**PROBLEM REQUIREMENTS**
Quote, line for line, the entries from the first through the one containing "YAxis, Legend, LabelList". Pictures are left out.

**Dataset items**
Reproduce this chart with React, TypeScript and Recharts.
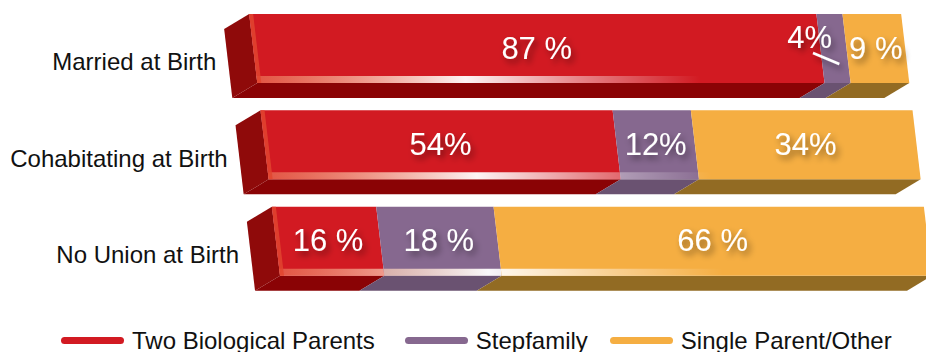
import { BarChart, Bar, XAxis, YAxis, Legend, LabelList } from "recharts";

const categories = ["Married at Birth", "Cohabitating at Birth", "No Union at Birth"];
const twoBiological = [87, 54, 16];
const stepfamily = [4, 12, 18];
const singleParent = [9, 34, 66];
const twoBiologicalLabels = ["87 %", "54%", "16 %"];
const stepfamilyLabels = ["4%", "12%", "18 %"];
const singleParentLabels = ["9 %", "34%", "66 %"];
const seriesNames = ["Two Biological Parents", "Stepfamily", "Single Parent/Other"];

const FONT = "'Liberation Sans', Arial, Helvetica, sans-serif";
// fake perspective: the whole bar block leans right as it goes down
const SKEW = 0.118;
const SKEW_DEG = (Math.atan(SKEW) * 180) / Math.PI;
const DEPTH_X = -25;
const DEPTH_Y = 15;
const PLOT_LEFT = 247.5;
const PLOT_RIGHT = 899.5;

const COLORS = {
  two: { front: "#d21a22", side: "#8a0305" },
  step: { front: "#86688f", side: "#6a5271" },
  single: { front: "#f5ae42", side: "#926b23" },
};
const LEFT_FACE = "#8f0a0a";

const data = categories.map((name, i) => ({
  name,
  two: twoBiological[i],
  step: stepfamily[i],
  single: singleParent[i],
}));

const makeShape = (front: string, side: string, first: boolean) => (props: any) => {
  const { x, y, width, height } = props;
  const dx = DEPTH_X - SKEW * DEPTH_Y;
  const yb = y + height;
  return (
    <g transform={`skewX(${SKEW_DEG})`}>
      <polygon
        points={`${x},${yb} ${x + width},${yb} ${x + width + dx},${yb + DEPTH_Y} ${x + dx},${yb + DEPTH_Y}`}
        fill={side}
      />
      {first && (
        <polygon
          points={`${x},${y} ${x},${yb} ${x + dx},${yb + DEPTH_Y} ${x + dx},${y + DEPTH_Y}`}
          fill={LEFT_FACE}
        />
      )}
      <rect x={x} y={y} width={width} height={height} fill={front} />
      <rect x={x} y={yb - 7} width={width} height={7} fill="url(#gloss)" />
      {first && <rect x={x} y={y} width={4} height={height} fill="#e2452f" opacity={0.85} />}
    </g>
  );
};

const makeLabel = (texts: string[]) => (props: any) => {
  const { x, y, width, height, index, value } = props;
  const cy = Number(y) + Number(height) / 2;
  if (Number(value) < 6) {
    // too thin: push the label left and point at the segment
    const by = cy - 0.5;
    const sx = Number(x);
    return (
      <g filter="url(#txtShadow)">
        <text x={sx + SKEW * (by - 11) + 13} y={by} textAnchor="end" fill="#fff" fontSize={31} fontFamily={FONT}>
          {texts[index]}
        </text>
        <line
          x1={sx + SKEW * (cy + 4.5) - 8}
          y1={cy + 4.5}
          x2={sx + SKEW * (cy + 15.5) + 17}
          y2={cy + 15.5}
          stroke="#fff"
          strokeWidth={2.5}
        />
      </g>
    );
  }
  const by = cy + 10;
  const cx = Number(x) + Number(width) / 2 + SKEW * (by - 11);
  return (
    <text x={cx} y={by} textAnchor="middle" fill="#fff" fontSize={31} fontFamily={FONT} filter="url(#txtShadow)">
      {texts[index]}
    </text>
  );
};

const CategoryTick = (props: any) => {
  const { y, payload } = props;
  const by = y + 22;
  return (
    <text x={PLOT_LEFT - 38.5 + SKEW * (by - 8)} y={by} textAnchor="end" fill="#111" fontSize={24} fontFamily={FONT}>
      {payload.value}
    </text>
  );
};

const LegendContent = (props: any) => {
  const items = [...(props.payload || [])].sort(
    (a: any, b: any) => seriesNames.indexOf(a.value) - seriesNames.indexOf(b.value)
  );
  return (
    <div style={{ display: "flex", alignItems: "center", height: 24, paddingLeft: 61, fontFamily: FONT }}>
      {items.map((entry: any, i: number) => (
        <div key={entry.value} style={{ display: "flex", alignItems: "center", marginRight: i === 0 ? 30 : 22 }}>
          <span style={{ display: "inline-block", width: 63, height: 7, borderRadius: 4, background: entry.color, marginRight: 8 }} />
          <span style={{ fontSize: 24, lineHeight: "24px", color: "#111" }}>{entry.value}</span>
        </div>
      ))}
    </div>
  );
};

export default function App() {
  return (
    <div style={{ width: 926, height: 352 }}>
      <style>{`body{margin:0}`}</style>
      <BarChart
        width={926}
        height={352}
        data={data}
        layout="vertical"
        margin={{ top: 0, right: 926 - PLOT_RIGHT, left: 0, bottom: 39 }}
        style={{ fontFamily: FONT }}
      >
        <defs>
          <linearGradient id="gloss" gradientUnits="userSpaceOnUse" x1={PLOT_LEFT} y1={0} x2={PLOT_RIGHT} y2={0}>
            <stop offset="0" stopColor="#f7a070" stopOpacity={0.45} />
            <stop offset="0.32" stopColor="#ffffff" stopOpacity={0.95} />
            <stop offset="0.5" stopColor="#ffffff" stopOpacity={0.45} />
            <stop offset="0.68" stopColor="#ffffff" stopOpacity={0} />
            <stop offset="1" stopColor="#ffffff" stopOpacity={0} />
          </linearGradient>
          <filter id="txtShadow" x="-30%" y="-40%" width="170%" height="200%">
            <feDropShadow dx="3" dy="4" stdDeviation="3" floodColor="#000" floodOpacity="0.45" />
          </filter>
        </defs>
        <XAxis type="number" domain={[0, 100]} hide />
        <YAxis
          type="category"
          dataKey="name"
          width={PLOT_LEFT}
          axisLine={false}
          tickLine={false}
          tick={<CategoryTick />}
        />
        <Legend
          verticalAlign="bottom"
          content={<LegendContent />}
          wrapperStyle={{ top: 328.7, left: 0, width: 926, height: 24 }}
        />
        <Bar dataKey="two" name={seriesNames[0]} stackId="a" barSize={69} fill={COLORS.two.front}
          shape={makeShape(COLORS.two.front, COLORS.two.side, true)} isAnimationActive={false}>
          <LabelList dataKey="two" content={makeLabel(twoBiologicalLabels)} />
        </Bar>
        <Bar dataKey="step" name={seriesNames[1]} stackId="a" barSize={69} fill={COLORS.step.front}
          shape={makeShape(COLORS.step.front, COLORS.step.side, false)} isAnimationActive={false}>
          <LabelList dataKey="step" content={makeLabel(stepfamilyLabels)} />
        </Bar>
        <Bar dataKey="single" name={seriesNames[2]} stackId="a" barSize={69} fill={COLORS.single.front}
          shape={makeShape(COLORS.single.front, COLORS.single.side, false)} isAnimationActive={false}>
          <LabelList dataKey="single" content={makeLabel(singleParentLabels)} />
        </Bar>
      </BarChart>
    </div>
  );
}
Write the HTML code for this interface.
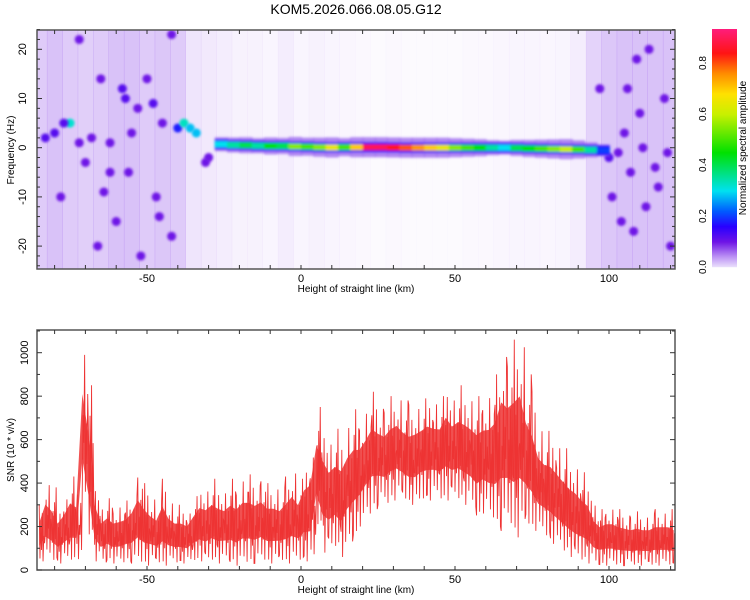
<!DOCTYPE html>
<html><head><meta charset="utf-8"><style>
body{margin:0;background:#fff;}
svg{display:block;font-family:"Liberation Sans",sans-serif;}
</style></head><body>
<svg id="c" width="750" height="600" viewBox="0 0 750 600">
<text x="356" y="14" font-size="14" text-anchor="middle">KOM5.2026.066.08.05.G12</text>
</svg>
<script>
// ---------- data ----------
const snrX0 = -85, snrStep = 2;
const snrHi = [300,420,380,300,350,430,400,1050,850,420,300,330,300,310,320,370,460,400,350,320,420,330,300,300,280,340,400,390,420,400,380,420,400,440,440,420,440,400,400,380,430,480,420,
520,560,750,700,620,650,640,700,740,720,760,820,780,760,800,820,780,760,780,790,820,800,800,880,820,850,840,820,800,820,840,900,1050,1000,1060,1100,900,820,680,640,640,600,560,520,500,450,420,320,280,300,300,280,270,260,270,260,260,280,280,280,260];
const snrLo = [40,50,40,30,40,40,50,300,150,40,30,40,30,30,40,30,30,20,30,30,20,30,30,30,30,40,40,30,40,30,40,30,20,30,30,30,40,30,30,40,30,30,40,
40,30,200,80,80,100,60,120,150,200,250,280,300,300,320,330,320,300,290,320,320,330,320,320,320,320,300,280,240,260,230,200,180,200,150,160,200,180,160,150,120,100,80,60,40,40,30,20,20,20,20,20,20,20,20,20,20,20,20,20,20];
const densX0 = -85, densStep = 5;
const speckleDensity = [0.6,0.7,0.6,0.55,0.6,0.7,0.7,0.6,0.65,0.6,0.3,0.25,0.2,0.15,0.15,0.12,0.2,0.12,0.15,0.12,0.1,0.08,0.06,0.08,0.06,0.05,0.06,0.06,0.08,0.08,0.1,0.12,0.12,0.1,0.12,0.2,0.5,0.65,0.7,0.7,0.7,0.7];
const blobKm =  [-83,-80,-75,-72,-70,-65,-62,-58,-57,-55,-53,-50,-48,-47,-45,-40,-38,-36,-34,-31,-30,-66,-60,-52,-42,-78,-72,-42,-68,-62,-77,-56,-46,-64,100,103,105,107,109,110,112,115,118,120,104,108,113,119,97,101,106,116,111];
const blobHz =  [2,3,5,1,-3,14,-5,12,10,3,8,14,9,-10,5,4,5,4,3,-3,-2,-20,-15,-22,-18,-10,22,23,2,1,5,-5,-14,-9,-2,-1,3,-5,18,7,-12,-4,10,-20,-15,-17,20,-1,12,-10,12,-8,0];
const blobAmp = [0.12,0.12,0.32,0.1,0.1,0.1,0.1,0.12,0.12,0.1,0.1,0.1,0.12,0.1,0.1,0.18,0.33,0.28,0.28,0.1,0.1,0.1,0.1,0.1,0.1,0.1,0.1,0.1,0.1,0.1,0.12,0.1,0.1,0.1,0.12,0.1,0.1,0.1,0.1,0.1,0.1,0.1,0.1,0.1,0.1,0.1,0.1,0.1,0.1,0.1,0.1,0.1,0.1];
const ridgeKm  = [-28,-24,-20,-16,-12,-8,-4,0,4,8,12,16,20,24,28,32,36,40,44,48,52,56,60,64,68,72,76,80,84,88,92,96,100];
const ridgeHz  = [0.8,0.6,0.5,0.5,0.3,0.4,0.3,0.2,0.2,0,0.1,0.1,0.1,0.1,0.1,0,0,0,0,0,0,0,0,0,0,-0.1,-0.2,-0.2,-0.3,-0.3,-0.4,-0.5,-0.6];
const ridgeAmp = [0.3,0.35,0.4,0.35,0.45,0.4,0.55,0.5,0.55,0.65,0.5,0.7,0.9,0.9,0.85,0.8,0.75,0.7,0.65,0.55,0.5,0.45,0.35,0.3,0.4,0.45,0.5,0.55,0.6,0.5,0.35,0.2,0.1];
const xTickLabels = [-50,0,50,100];
const hzTickLabels = [-20,-10,0,10,20];
const snrTickLabels = [0,200,400,600,800,1000];
const cbTickLabels = [0.0,0.2,0.4,0.6,0.8];

// ---------- axes ----------
const PL=37, PR=675;
const xs = km => 301 + (km)*3.08;
const T={top:30,bot:269}; const fy = hz => 147.7 - hz*4.92;
const B={top:330,bot:570}; const sy = v => 570 - v*0.2173;
const cby = v => 267 - v*255;
const NS='http://www.w3.org/2000/svg';
const svg=document.getElementById('c');
function mk(tag,attrs,parent){const e=document.createElementNS(NS,tag);for(const k in attrs)e.setAttribute(k,attrs[k]);(parent||svg).appendChild(e);return e;}

const stops=[[0,[236,226,252]],[0.04,[190,150,245]],[0.1,[110,20,230]],[0.16,[40,0,255]],[0.22,[0,90,255]],[0.3,[0,225,240]],[0.45,[0,225,0]],[0.6,[200,240,0]],[0.68,[255,225,0]],[0.76,[255,140,0]],[0.84,[255,20,20]],[0.95,[255,30,140]]];
function cmap(v){if(v<=0)return 'rgb(236,226,252)';for(let i=1;i<stops.length;i++){if(v<=stops[i][0]){const a=stops[i-1],b=stops[i],t=(v-a[0])/(b[0]-a[0]);return 'rgb('+a[1].map((c,j)=>Math.round(c+(b[1][j]-c)*t)).join(',')+')';}}return 'rgb(255,30,140)';}

const defs=mk('defs',{});
const cp1=mk('clipPath',{id:'clipT'},defs);mk('rect',{x:PL,y:T.top,width:PR-PL,height:T.bot-T.top},cp1);
const cp2=mk('clipPath',{id:'clipB'},defs);mk('rect',{x:PL,y:B.top,width:PR-PL,height:B.bot-B.top},cp2);
const bf=mk('filter',{id:'blur',x:'-50%',y:'-50%',width:'200%',height:'200%'},defs);mk('feGaussianBlur',{stdDeviation:'1.2'},bf);

// ---------- top heatmap ----------
const gT=mk('g',{'clip-path':'url(#clipT)'});


speckleDensity.forEach((d,i)=>{
  const km=densX0+i*densStep;
  const r=mk('rect',{x:xs(km-densStep/2),y:T.top,width:densStep*3.08+0.5,height:T.bot-T.top,fill:'rgb(165,110,238)','fill-opacity':(d*0.6).toFixed(3)},gT);
  
  
});
blobKm.forEach((km,i)=>{
  const c=mk('circle',{cx:xs(km),cy:fy(blobHz[i]),r:4.5,fill:cmap(blobAmp[i]),filter:'url(#blur)'},gT);
  
  
});
const gR=mk('g',{filter:'url(#blur)'},gT);


for(let pass=0;pass<3;pass++){
  ridgeKm.forEach((km,i)=>{
    if(i===ridgeKm.length-1)return;
    const x1=xs(km),x2=xs(ridgeKm[i+1]),y=fy((ridgeHz[i]+ridgeHz[i+1])/2);
    const a=ridgeAmp[i];
    let h,col;
    if(pass===0){h=20*Math.min(1,a+0.4);col='rgba(150,95,238,0.75)';}
    else if(pass===1){h=10;col=cmap(Math.min(a,0.17));}
    else {h=6;col=cmap(a);}
    const r=mk('rect',{x:x1,y:y-h/2,width:x2-x1+0.8,height:h,fill:col},gR);
    
    
  });
}

function frame(top,bot,name){
  const f=mk('rect',{x:PL,y:top,width:PR-PL,height:bot-top,fill:'none',stroke:'#555','stroke-width':1.5});
  
  
  for(let km=-80;km<=120;km+=10){const x=xs(km);
    mk('line',{x1:x,y1:bot,x2:x,y2:bot-4,stroke:'#333'});mk('line',{x1:x,y1:top,x2:x,y2:top+4,stroke:'#333'});}
  xTickLabels.forEach(v=>{const t=mk('text',{x:xs(v),y:bot+13,'font-size':11,'text-anchor':'middle'});t.textContent=v;
    });
  const xl=mk('text',{x:356,y:bot+23,'font-size':10,'text-anchor':'middle'});xl.textContent='Height of straight line (km)';
  
}
frame(T.top,T.bot,'top-plot-frame');
for(let hz=-24;hz<=24;hz+=2){const y=fy(hz);mk('line',{x1:PL,y1:y,x2:PL+(hz%10===0?5:3),y2:y,stroke:'#333'});mk('line',{x1:PR,y1:y,x2:PR-(hz%10===0?5:3),y2:y,stroke:'#333'});}
hzTickLabels.forEach(v=>{const y=fy(v);const t=mk('text',{x:26,y:y,'font-size':11,'text-anchor':'middle',transform:`rotate(-90 26 ${y})`});t.textContent=v;
  });
let yt=mk('text',{x:14,y:150,'font-size':10,'text-anchor':'middle',transform:'rotate(-90 14 150)'});yt.textContent='Frequency (Hz)';


// ---------- bottom SNR ----------
const gB=mk('g',{'clip-path':'url(#clipB)'});


let up=[],dn=[];
snrHi.forEach((h,i)=>{const km=snrX0+i*snrStep,l=snrLo[i];up.push(xs(km)+','+sy(h-0.32*(h-l)));dn.unshift(xs(km)+','+sy(l+0.28*(h-l)));});
const band=mk('polygon',{points:up.concat(dn).join(' '),fill:'#ee3333','fill-opacity':0.85},gB);


const spikeShape=[1,0.05,0.62,0.2,0.85,0,0.45,0.32,0.74,0.12,0.55,0.38,0.92,0.08,0.5,0.25,0.68,0.02,0.8,0.3];
let pts=[];
snrHi.forEach((h,i)=>{const km=snrX0+i*snrStep,l=snrLo[i];
  const n=8;
  for(let j=0;j<n;j++){const f=spikeShape[(j+i*7)%spikeShape.length];
    pts.push(xs(km+j*snrStep/n).toFixed(2)+','+sy(l+f*(h-l)).toFixed(2));}
});
const line=mk('polyline',{points:pts.join(' '),fill:'none',stroke:'#ee3333','stroke-width':0.9},gB);


frame(B.top,B.bot,'bottom-plot-frame');
for(let v=0;v<=1100;v+=100){const y=sy(v);mk('line',{x1:PL,y1:y,x2:PL+(v%200===0?5:3),y2:y,stroke:'#333'});mk('line',{x1:PR,y1:y,x2:PR-(v%200===0?5:3),y2:y,stroke:'#333'});}
snrTickLabels.forEach(v=>{const y=sy(v);const t=mk('text',{x:28,y:y,'font-size':11,'text-anchor':'middle',transform:`rotate(-90 28 ${y})`});t.textContent=v;
  });
yt=mk('text',{x:14,y:450,'font-size':10,'text-anchor':'middle',transform:'rotate(-90 14 450)'});yt.textContent='SNR (10 * v/v)';


// ---------- colorbar ----------
const gC=mk('g',{});


for(let y=29;y<267;y++){const v=(267-y)/255;mk('rect',{x:712,y:y,width:25,height:1.2,fill:cmap(v)},gC);}
cbTickLabels.forEach(v=>{const y=cby(v);const t=mk('text',{x:706,y:y,'font-size':10,'text-anchor':'middle',transform:`rotate(-90 706 ${y})`},gC);t.textContent=v.toFixed(1);
  });
const ct=mk('text',{x:746,y:148,'font-size':10,'text-anchor':'middle',transform:'rotate(-90 746 148)'});ct.textContent='Normalized spectral amplitude';

</script>
</body></html>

**ANSWER TO THIS PROBLEM**
Reproduce this chart with React, TypeScript and Recharts.
import { BarChart, Bar, XAxis, YAxis, Legend, LabelList } from "recharts";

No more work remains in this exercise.